Would you say Japanese people are sufficiently represented in the American film industry?
There are only a few Japanese people in Hollywood and all of them are extremely talented. But it’s hard to figure out how to help. During my early 20s, many Japanese students were in film schools here, but 99 percent of those students returned to Japan, and quite a few are doing very well in the Japanese film industry. For example, my good friend, Takuro Ishizaka, whom I’ve known since I was 18, is doing great things. He’s the cinematographer for the Rurouni Kenshin series.
Although it would be nice to have more talent from Japan, I feel we benefit today by having digital streaming platforms as storytellers. A place to share and watch great cinema from around the world.
How important to your work is the partnership with the director? Any other departments that help you make the magic happen on screen?
It’s always good when there’s room for dialogue and communication between a cinematographer and his director. I worked with Ken Olin on This Is Us and he is very open to mixing it up and changing things with lighting and camera — I appreciate that flexibility. Ken and I have similar creative sensibilities, so collaborating with him is always a pleasure.
When trying to tap into an emotion or going through a flashback sequence of a different era, I would say the music score of a project is the cinematographer’s best friend. Siddhartha Khosla, who made the music, aced it and amplified the visuals on the screen.

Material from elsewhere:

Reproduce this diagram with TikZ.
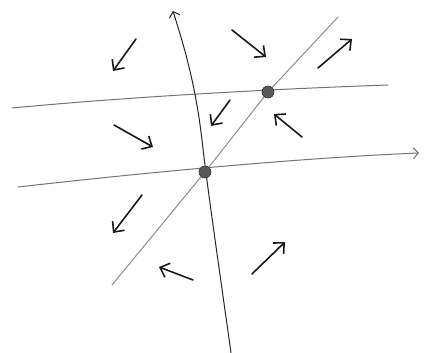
\documentclass[tikz,border=0pt]{standalone}
\usetikzlibrary{arrows.meta}
\begin{document}
\begin{tikzpicture}[x=1pt,y=-1pt,
  axisline/.style={line width=1pt, draw=black!85, line cap=round},
  thinline/.style={line width=1pt, draw=black!55, line cap=round},
  diagline/.style={line width=1pt, draw=black!45, line cap=round},
  flow/.style={line width=1.6pt, draw=black!90, line cap=round, line join=round,
    -{Straight Barb[length=8pt,width=15pt,line width=1.6pt]}},
  axhead/.style={-{Straight Barb[length=5pt,width=11pt,line width=1pt]}},
  fixpt/.style={circle, fill=black!65, draw=black!80, line width=0.6pt, inner sep=0pt, minimum size=12pt}]
\useasboundingbox (0,0) rectangle (424,353);
% lines
\draw[thinline] (12,108) .. controls (150,95) and (300,88) .. (388,85);
\draw[thinline, axhead] (18,187) .. controls (150,172) and (300,158) .. (419,153);
\draw[diagline] (112,285) -- (205,172) -- (268,92) -- (338,17);
\draw[axisline, axhead] (231,353) .. controls (218,260) and (207,185) .. (202,140)
  .. controls (195,80) and (182,40) .. (173,11);
% fixed points
\node[fixpt] (p1) at (268,92) {};
\node[fixpt] (p2) at (205,172) {};
% flow arrows
\draw[flow] (136,39) -- (113,71);
\draw[flow] (232,30) -- (266,57);
\draw[flow] (318,68) -- (352,39);
\draw[flow] (230,100) -- (211,126);
\draw[flow] (114,125) -- (153,147);
\draw[flow] (302,137) -- (274,114);
\draw[flow] (142,195) -- (113,233);
\draw[flow] (193,280) -- (159,267);
\draw[flow] (252,274) -- (285,242);
\end{tikzpicture}
\end{document}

What do you love about being a cinematographer and where will we see your work next?
I love the anticipation before shooting a big scene. I love collaborating with hundreds of people, all coming together to create something bigger than themselves. I love being blown away by a performance. I love the long hours I spend color correcting a show in a dark theater with my colorist. I especially love watching what I have photographed at home with my wife on the couch. I love knowing that my work makes millions of people feel real emotions. That makes my job worth it and I love it.
I can’t reveal the name, but I can disclose that I will be working on a spy thriller, the characters are fun as is the drama. The way it unfolds is quite a spell.